Code that draws figures:
..............................
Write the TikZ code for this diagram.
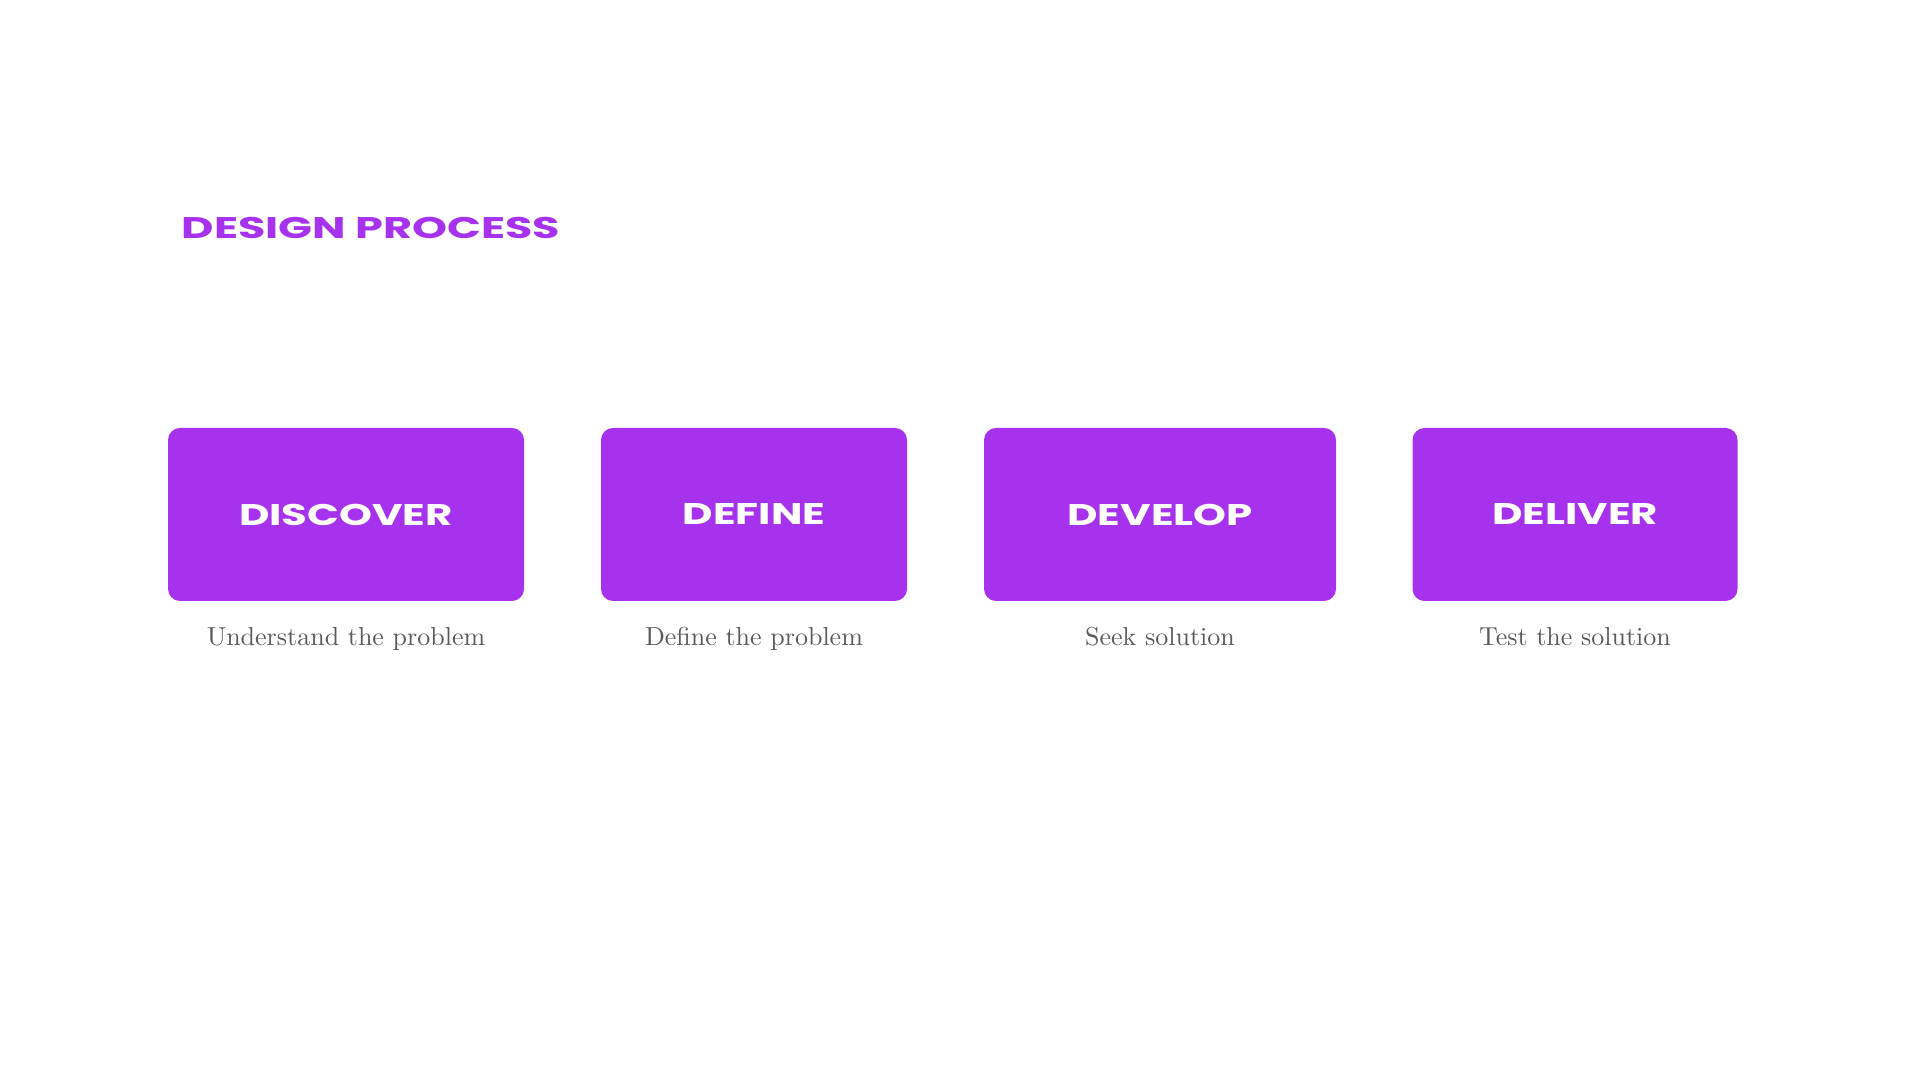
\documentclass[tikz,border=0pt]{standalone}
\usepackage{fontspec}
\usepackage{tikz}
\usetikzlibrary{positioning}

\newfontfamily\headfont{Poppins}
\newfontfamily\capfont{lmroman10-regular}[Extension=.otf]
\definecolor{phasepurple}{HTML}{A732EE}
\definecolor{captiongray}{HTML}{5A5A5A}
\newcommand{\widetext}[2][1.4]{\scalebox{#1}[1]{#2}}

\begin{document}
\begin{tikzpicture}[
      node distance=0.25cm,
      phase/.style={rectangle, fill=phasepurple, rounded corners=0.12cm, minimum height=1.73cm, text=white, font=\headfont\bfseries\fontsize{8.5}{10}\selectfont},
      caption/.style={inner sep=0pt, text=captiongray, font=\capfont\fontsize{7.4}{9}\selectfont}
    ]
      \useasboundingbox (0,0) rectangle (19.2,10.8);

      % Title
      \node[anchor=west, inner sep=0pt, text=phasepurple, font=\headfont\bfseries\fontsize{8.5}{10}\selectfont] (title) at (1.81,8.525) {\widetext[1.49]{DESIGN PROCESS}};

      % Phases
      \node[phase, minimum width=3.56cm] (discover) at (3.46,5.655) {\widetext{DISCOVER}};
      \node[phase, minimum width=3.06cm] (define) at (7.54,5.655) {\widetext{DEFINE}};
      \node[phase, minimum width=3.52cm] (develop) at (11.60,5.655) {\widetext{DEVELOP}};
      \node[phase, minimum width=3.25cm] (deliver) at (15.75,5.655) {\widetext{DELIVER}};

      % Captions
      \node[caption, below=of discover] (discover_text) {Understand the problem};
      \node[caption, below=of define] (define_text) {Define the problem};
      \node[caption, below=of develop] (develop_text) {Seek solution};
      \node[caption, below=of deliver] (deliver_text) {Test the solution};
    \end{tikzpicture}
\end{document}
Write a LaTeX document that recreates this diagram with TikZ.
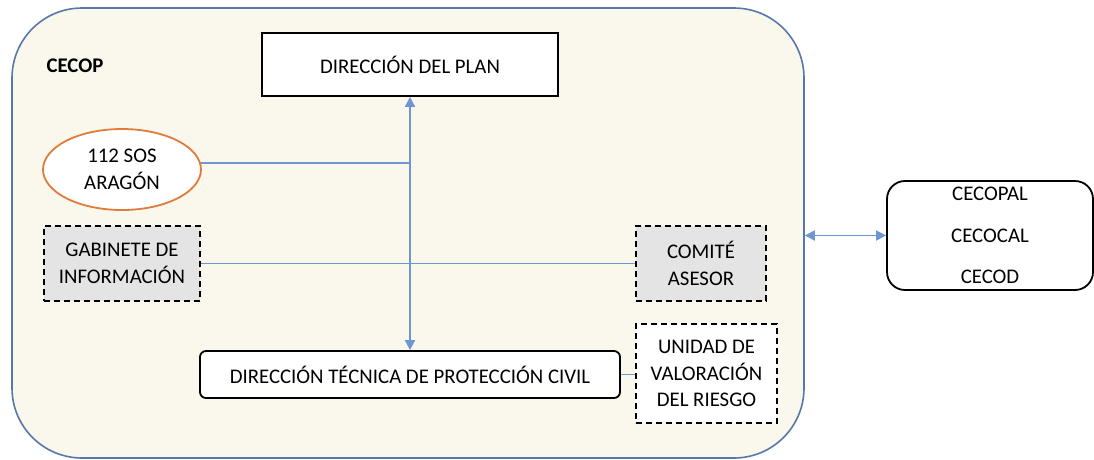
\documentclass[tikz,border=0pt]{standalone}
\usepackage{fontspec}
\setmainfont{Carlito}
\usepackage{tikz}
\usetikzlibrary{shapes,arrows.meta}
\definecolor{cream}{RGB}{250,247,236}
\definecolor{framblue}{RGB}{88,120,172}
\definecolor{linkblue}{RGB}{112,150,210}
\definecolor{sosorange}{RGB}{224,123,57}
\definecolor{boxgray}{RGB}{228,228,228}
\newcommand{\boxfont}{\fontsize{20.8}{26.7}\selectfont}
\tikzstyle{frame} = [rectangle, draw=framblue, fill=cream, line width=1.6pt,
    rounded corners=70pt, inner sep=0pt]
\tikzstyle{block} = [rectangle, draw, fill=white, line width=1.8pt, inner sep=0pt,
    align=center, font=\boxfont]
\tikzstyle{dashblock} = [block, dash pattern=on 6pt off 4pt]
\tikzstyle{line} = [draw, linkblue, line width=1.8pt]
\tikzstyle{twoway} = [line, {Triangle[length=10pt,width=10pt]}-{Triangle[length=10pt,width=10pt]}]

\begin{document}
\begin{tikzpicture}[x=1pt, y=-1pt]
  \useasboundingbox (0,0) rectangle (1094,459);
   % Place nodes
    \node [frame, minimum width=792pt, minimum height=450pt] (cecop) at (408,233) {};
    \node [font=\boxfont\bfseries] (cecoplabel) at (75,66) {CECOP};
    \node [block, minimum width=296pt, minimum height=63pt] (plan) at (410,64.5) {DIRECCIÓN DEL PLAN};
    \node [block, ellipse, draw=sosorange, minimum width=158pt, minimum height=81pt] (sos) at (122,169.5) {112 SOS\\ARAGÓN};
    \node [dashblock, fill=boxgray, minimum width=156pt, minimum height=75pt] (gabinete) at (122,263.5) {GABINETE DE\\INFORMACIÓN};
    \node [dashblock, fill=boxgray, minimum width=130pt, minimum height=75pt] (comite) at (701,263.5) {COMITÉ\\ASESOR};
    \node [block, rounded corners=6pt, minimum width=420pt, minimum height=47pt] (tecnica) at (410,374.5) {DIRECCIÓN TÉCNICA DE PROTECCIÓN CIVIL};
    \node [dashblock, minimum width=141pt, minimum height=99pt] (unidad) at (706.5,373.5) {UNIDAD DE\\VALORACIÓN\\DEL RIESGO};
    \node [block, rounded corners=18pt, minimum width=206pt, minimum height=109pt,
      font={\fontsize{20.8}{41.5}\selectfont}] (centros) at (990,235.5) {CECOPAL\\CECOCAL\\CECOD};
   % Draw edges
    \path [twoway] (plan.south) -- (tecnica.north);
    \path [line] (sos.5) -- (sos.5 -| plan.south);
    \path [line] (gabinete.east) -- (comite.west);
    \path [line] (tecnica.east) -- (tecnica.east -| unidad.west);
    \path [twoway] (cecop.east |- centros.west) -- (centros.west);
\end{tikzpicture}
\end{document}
..............................
WHAT TO WORK ON: Without the pictures, transcribe the listing above exactly.

FINAL ANSWER:
Write the TikZ code for this diagram.
\documentclass[tikz,border=0pt]{standalone}
\usepackage{fontspec}
\usepackage{tikz}
\usetikzlibrary{positioning}

\newfontfamily\headfont{Poppins}
\newfontfamily\capfont{lmroman10-regular}[Extension=.otf]
\definecolor{phasepurple}{HTML}{A732EE}
\definecolor{captiongray}{HTML}{5A5A5A}
\newcommand{\widetext}[2][1.4]{\scalebox{#1}[1]{#2}}

\begin{document}
\begin{tikzpicture}[
      node distance=0.25cm,
      phase/.style={rectangle, fill=phasepurple, rounded corners=0.12cm, minimum height=1.73cm, text=white, font=\headfont\bfseries\fontsize{8.5}{10}\selectfont},
      caption/.style={inner sep=0pt, text=captiongray, font=\capfont\fontsize{7.4}{9}\selectfont}
    ]
      \useasboundingbox (0,0) rectangle (19.2,10.8);

      % Title
      \node[anchor=west, inner sep=0pt, text=phasepurple, font=\headfont\bfseries\fontsize{8.5}{10}\selectfont] (title) at (1.81,8.525) {\widetext[1.49]{DESIGN PROCESS}};

      % Phases
      \node[phase, minimum width=3.56cm] (discover) at (3.46,5.655) {\widetext{DISCOVER}};
      \node[phase, minimum width=3.06cm] (define) at (7.54,5.655) {\widetext{DEFINE}};
      \node[phase, minimum width=3.52cm] (develop) at (11.60,5.655) {\widetext{DEVELOP}};
      \node[phase, minimum width=3.25cm] (deliver) at (15.75,5.655) {\widetext{DELIVER}};

      % Captions
      \node[caption, below=of discover] (discover_text) {Understand the problem};
      \node[caption, below=of define] (define_text) {Define the problem};
      \node[caption, below=of develop] (develop_text) {Seek solution};
      \node[caption, below=of deliver] (deliver_text) {Test the solution};
    \end{tikzpicture}
\end{document}
Write a LaTeX document that recreates this diagram with TikZ.
\documentclass[tikz,border=0pt]{standalone}
\usepackage{fontspec}
\setmainfont{Carlito}
\usepackage{tikz}
\usetikzlibrary{shapes,arrows.meta}
\definecolor{cream}{RGB}{250,247,236}
\definecolor{framblue}{RGB}{88,120,172}
\definecolor{linkblue}{RGB}{112,150,210}
\definecolor{sosorange}{RGB}{224,123,57}
\definecolor{boxgray}{RGB}{228,228,228}
\newcommand{\boxfont}{\fontsize{20.8}{26.7}\selectfont}
\tikzstyle{frame} = [rectangle, draw=framblue, fill=cream, line width=1.6pt,
    rounded corners=70pt, inner sep=0pt]
\tikzstyle{block} = [rectangle, draw, fill=white, line width=1.8pt, inner sep=0pt,
    align=center, font=\boxfont]
\tikzstyle{dashblock} = [block, dash pattern=on 6pt off 4pt]
\tikzstyle{line} = [draw, linkblue, line width=1.8pt]
\tikzstyle{twoway} = [line, {Triangle[length=10pt,width=10pt]}-{Triangle[length=10pt,width=10pt]}]

\begin{document}
\begin{tikzpicture}[x=1pt, y=-1pt]
  \useasboundingbox (0,0) rectangle (1094,459);
   % Place nodes
    \node [frame, minimum width=792pt, minimum height=450pt] (cecop) at (408,233) {};
    \node [font=\boxfont\bfseries] (cecoplabel) at (75,66) {CECOP};
    \node [block, minimum width=296pt, minimum height=63pt] (plan) at (410,64.5) {DIRECCIÓN DEL PLAN};
    \node [block, ellipse, draw=sosorange, minimum width=158pt, minimum height=81pt] (sos) at (122,169.5) {112 SOS\\ARAGÓN};
    \node [dashblock, fill=boxgray, minimum width=156pt, minimum height=75pt] (gabinete) at (122,263.5) {GABINETE DE\\INFORMACIÓN};
    \node [dashblock, fill=boxgray, minimum width=130pt, minimum height=75pt] (comite) at (701,263.5) {COMITÉ\\ASESOR};
    \node [block, rounded corners=6pt, minimum width=420pt, minimum height=47pt] (tecnica) at (410,374.5) {DIRECCIÓN TÉCNICA DE PROTECCIÓN CIVIL};
    \node [dashblock, minimum width=141pt, minimum height=99pt] (unidad) at (706.5,373.5) {UNIDAD DE\\VALORACIÓN\\DEL RIESGO};
    \node [block, rounded corners=18pt, minimum width=206pt, minimum height=109pt,
      font={\fontsize{20.8}{41.5}\selectfont}] (centros) at (990,235.5) {CECOPAL\\CECOCAL\\CECOD};
   % Draw edges
    \path [twoway] (plan.south) -- (tecnica.north);
    \path [line] (sos.5) -- (sos.5 -| plan.south);
    \path [line] (gabinete.east) -- (comite.west);
    \path [line] (tecnica.east) -- (tecnica.east -| unidad.west);
    \path [twoway] (cecop.east |- centros.west) -- (centros.west);
\end{tikzpicture}
\end{document}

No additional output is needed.